INFORMATION PROVIDED =
****************************************

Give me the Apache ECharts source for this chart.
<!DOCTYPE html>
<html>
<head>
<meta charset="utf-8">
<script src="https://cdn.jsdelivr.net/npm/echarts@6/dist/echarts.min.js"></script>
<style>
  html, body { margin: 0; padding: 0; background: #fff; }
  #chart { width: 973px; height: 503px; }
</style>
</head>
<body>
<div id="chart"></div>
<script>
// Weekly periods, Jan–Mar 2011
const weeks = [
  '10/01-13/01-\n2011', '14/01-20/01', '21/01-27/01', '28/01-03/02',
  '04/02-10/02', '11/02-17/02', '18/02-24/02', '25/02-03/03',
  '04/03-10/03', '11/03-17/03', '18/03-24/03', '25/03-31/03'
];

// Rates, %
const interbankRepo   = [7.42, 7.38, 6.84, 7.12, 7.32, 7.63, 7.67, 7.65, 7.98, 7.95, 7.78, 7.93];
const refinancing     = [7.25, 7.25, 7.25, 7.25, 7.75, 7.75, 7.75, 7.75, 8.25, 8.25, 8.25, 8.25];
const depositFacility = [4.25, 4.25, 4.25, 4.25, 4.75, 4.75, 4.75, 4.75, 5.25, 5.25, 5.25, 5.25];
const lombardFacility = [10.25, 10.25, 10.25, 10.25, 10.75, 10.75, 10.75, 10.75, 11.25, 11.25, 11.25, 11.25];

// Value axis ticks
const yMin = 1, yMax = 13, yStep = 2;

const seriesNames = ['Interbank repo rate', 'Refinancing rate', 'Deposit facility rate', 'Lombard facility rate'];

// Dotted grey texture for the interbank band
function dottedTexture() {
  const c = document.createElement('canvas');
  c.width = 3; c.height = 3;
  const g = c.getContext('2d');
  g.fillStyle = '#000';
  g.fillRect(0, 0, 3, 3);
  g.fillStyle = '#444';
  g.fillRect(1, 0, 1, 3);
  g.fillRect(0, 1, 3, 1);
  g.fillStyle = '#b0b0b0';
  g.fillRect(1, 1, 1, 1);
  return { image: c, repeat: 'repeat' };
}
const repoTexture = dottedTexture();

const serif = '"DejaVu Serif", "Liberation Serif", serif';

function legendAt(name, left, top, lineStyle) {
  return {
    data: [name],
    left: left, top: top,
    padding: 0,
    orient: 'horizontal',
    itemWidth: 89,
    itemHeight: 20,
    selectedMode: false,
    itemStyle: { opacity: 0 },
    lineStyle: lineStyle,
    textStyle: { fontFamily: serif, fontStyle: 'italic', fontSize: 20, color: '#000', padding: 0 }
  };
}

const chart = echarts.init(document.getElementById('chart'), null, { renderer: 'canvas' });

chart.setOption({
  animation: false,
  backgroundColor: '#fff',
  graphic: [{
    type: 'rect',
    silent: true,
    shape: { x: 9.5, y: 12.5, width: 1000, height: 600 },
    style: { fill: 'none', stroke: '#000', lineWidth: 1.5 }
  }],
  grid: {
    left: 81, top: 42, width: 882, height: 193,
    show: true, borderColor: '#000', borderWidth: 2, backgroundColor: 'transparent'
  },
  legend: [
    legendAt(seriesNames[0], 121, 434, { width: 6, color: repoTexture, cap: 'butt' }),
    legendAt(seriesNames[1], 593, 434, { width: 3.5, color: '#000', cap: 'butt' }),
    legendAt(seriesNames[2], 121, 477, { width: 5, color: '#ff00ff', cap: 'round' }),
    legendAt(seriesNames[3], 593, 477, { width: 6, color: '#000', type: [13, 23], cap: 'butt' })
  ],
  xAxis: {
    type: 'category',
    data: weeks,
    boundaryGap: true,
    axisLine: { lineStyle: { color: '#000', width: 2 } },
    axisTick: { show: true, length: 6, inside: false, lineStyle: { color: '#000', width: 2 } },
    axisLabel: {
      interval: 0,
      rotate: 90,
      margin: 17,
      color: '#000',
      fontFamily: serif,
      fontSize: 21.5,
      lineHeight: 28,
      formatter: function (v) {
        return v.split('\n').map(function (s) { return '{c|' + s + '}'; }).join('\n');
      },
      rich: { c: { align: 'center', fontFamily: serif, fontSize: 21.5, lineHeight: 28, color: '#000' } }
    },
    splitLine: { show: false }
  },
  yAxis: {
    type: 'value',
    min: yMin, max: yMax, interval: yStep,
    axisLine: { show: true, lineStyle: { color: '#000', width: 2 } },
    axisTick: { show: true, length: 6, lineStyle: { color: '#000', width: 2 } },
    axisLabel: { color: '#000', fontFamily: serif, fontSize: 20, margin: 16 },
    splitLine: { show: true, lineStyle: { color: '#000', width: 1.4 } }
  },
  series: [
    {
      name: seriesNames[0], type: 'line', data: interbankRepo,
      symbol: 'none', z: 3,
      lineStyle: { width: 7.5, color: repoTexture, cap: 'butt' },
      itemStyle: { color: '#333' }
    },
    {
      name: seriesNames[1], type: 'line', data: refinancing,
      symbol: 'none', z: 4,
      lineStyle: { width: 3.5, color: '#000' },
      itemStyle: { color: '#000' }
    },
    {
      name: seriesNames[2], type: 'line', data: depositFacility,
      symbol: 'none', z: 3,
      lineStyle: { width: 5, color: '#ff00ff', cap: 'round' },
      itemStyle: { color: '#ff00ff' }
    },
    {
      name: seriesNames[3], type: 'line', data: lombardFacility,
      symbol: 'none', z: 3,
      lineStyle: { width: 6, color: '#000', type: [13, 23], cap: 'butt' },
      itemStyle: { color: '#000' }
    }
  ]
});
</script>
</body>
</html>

****************************************

SET TASK =
Write the complete data out, exactly as above.

IN RESPONSE =
Give me the Apache ECharts source for this chart.
<!DOCTYPE html>
<html>
<head>
<meta charset="utf-8">
<script src="https://cdn.jsdelivr.net/npm/echarts@6/dist/echarts.min.js"></script>
<style>
  html, body { margin: 0; padding: 0; background: #fff; }
  #chart { width: 973px; height: 503px; }
</style>
</head>
<body>
<div id="chart"></div>
<script>
// Weekly periods, Jan–Mar 2011
const weeks = [
  '10/01-13/01-\n2011', '14/01-20/01', '21/01-27/01', '28/01-03/02',
  '04/02-10/02', '11/02-17/02', '18/02-24/02', '25/02-03/03',
  '04/03-10/03', '11/03-17/03', '18/03-24/03', '25/03-31/03'
];

// Rates, %
const interbankRepo   = [7.42, 7.38, 6.84, 7.12, 7.32, 7.63, 7.67, 7.65, 7.98, 7.95, 7.78, 7.93];
const refinancing     = [7.25, 7.25, 7.25, 7.25, 7.75, 7.75, 7.75, 7.75, 8.25, 8.25, 8.25, 8.25];
const depositFacility = [4.25, 4.25, 4.25, 4.25, 4.75, 4.75, 4.75, 4.75, 5.25, 5.25, 5.25, 5.25];
const lombardFacility = [10.25, 10.25, 10.25, 10.25, 10.75, 10.75, 10.75, 10.75, 11.25, 11.25, 11.25, 11.25];

// Value axis ticks
const yMin = 1, yMax = 13, yStep = 2;

const seriesNames = ['Interbank repo rate', 'Refinancing rate', 'Deposit facility rate', 'Lombard facility rate'];

// Dotted grey texture for the interbank band
function dottedTexture() {
  const c = document.createElement('canvas');
  c.width = 3; c.height = 3;
  const g = c.getContext('2d');
  g.fillStyle = '#000';
  g.fillRect(0, 0, 3, 3);
  g.fillStyle = '#444';
  g.fillRect(1, 0, 1, 3);
  g.fillRect(0, 1, 3, 1);
  g.fillStyle = '#b0b0b0';
  g.fillRect(1, 1, 1, 1);
  return { image: c, repeat: 'repeat' };
}
const repoTexture = dottedTexture();

const serif = '"DejaVu Serif", "Liberation Serif", serif';

function legendAt(name, left, top, lineStyle) {
  return {
    data: [name],
    left: left, top: top,
    padding: 0,
    orient: 'horizontal',
    itemWidth: 89,
    itemHeight: 20,
    selectedMode: false,
    itemStyle: { opacity: 0 },
    lineStyle: lineStyle,
    textStyle: { fontFamily: serif, fontStyle: 'italic', fontSize: 20, color: '#000', padding: 0 }
  };
}

const chart = echarts.init(document.getElementById('chart'), null, { renderer: 'canvas' });

chart.setOption({
  animation: false,
  backgroundColor: '#fff',
  graphic: [{
    type: 'rect',
    silent: true,
    shape: { x: 9.5, y: 12.5, width: 1000, height: 600 },
    style: { fill: 'none', stroke: '#000', lineWidth: 1.5 }
  }],
  grid: {
    left: 81, top: 42, width: 882, height: 193,
    show: true, borderColor: '#000', borderWidth: 2, backgroundColor: 'transparent'
  },
  legend: [
    legendAt(seriesNames[0], 121, 434, { width: 6, color: repoTexture, cap: 'butt' }),
    legendAt(seriesNames[1], 593, 434, { width: 3.5, color: '#000', cap: 'butt' }),
    legendAt(seriesNames[2], 121, 477, { width: 5, color: '#ff00ff', cap: 'round' }),
    legendAt(seriesNames[3], 593, 477, { width: 6, color: '#000', type: [13, 23], cap: 'butt' })
  ],
  xAxis: {
    type: 'category',
    data: weeks,
    boundaryGap: true,
    axisLine: { lineStyle: { color: '#000', width: 2 } },
    axisTick: { show: true, length: 6, inside: false, lineStyle: { color: '#000', width: 2 } },
    axisLabel: {
      interval: 0,
      rotate: 90,
      margin: 17,
      color: '#000',
      fontFamily: serif,
      fontSize: 21.5,
      lineHeight: 28,
      formatter: function (v) {
        return v.split('\n').map(function (s) { return '{c|' + s + '}'; }).join('\n');
      },
      rich: { c: { align: 'center', fontFamily: serif, fontSize: 21.5, lineHeight: 28, color: '#000' } }
    },
    splitLine: { show: false }
  },
  yAxis: {
    type: 'value',
    min: yMin, max: yMax, interval: yStep,
    axisLine: { show: true, lineStyle: { color: '#000', width: 2 } },
    axisTick: { show: true, length: 6, lineStyle: { color: '#000', width: 2 } },
    axisLabel: { color: '#000', fontFamily: serif, fontSize: 20, margin: 16 },
    splitLine: { show: true, lineStyle: { color: '#000', width: 1.4 } }
  },
  series: [
    {
      name: seriesNames[0], type: 'line', data: interbankRepo,
      symbol: 'none', z: 3,
      lineStyle: { width: 7.5, color: repoTexture, cap: 'butt' },
      itemStyle: { color: '#333' }
    },
    {
      name: seriesNames[1], type: 'line', data: refinancing,
      symbol: 'none', z: 4,
      lineStyle: { width: 3.5, color: '#000' },
      itemStyle: { color: '#000' }
    },
    {
      name: seriesNames[2], type: 'line', data: depositFacility,
      symbol: 'none', z: 3,
      lineStyle: { width: 5, color: '#ff00ff', cap: 'round' },
      itemStyle: { color: '#ff00ff' }
    },
    {
      name: seriesNames[3], type: 'line', data: lombardFacility,
      symbol: 'none', z: 3,
      lineStyle: { width: 6, color: '#000', type: [13, 23], cap: 'butt' },
      itemStyle: { color: '#000' }
    }
  ]
});
</script>
</body>
</html>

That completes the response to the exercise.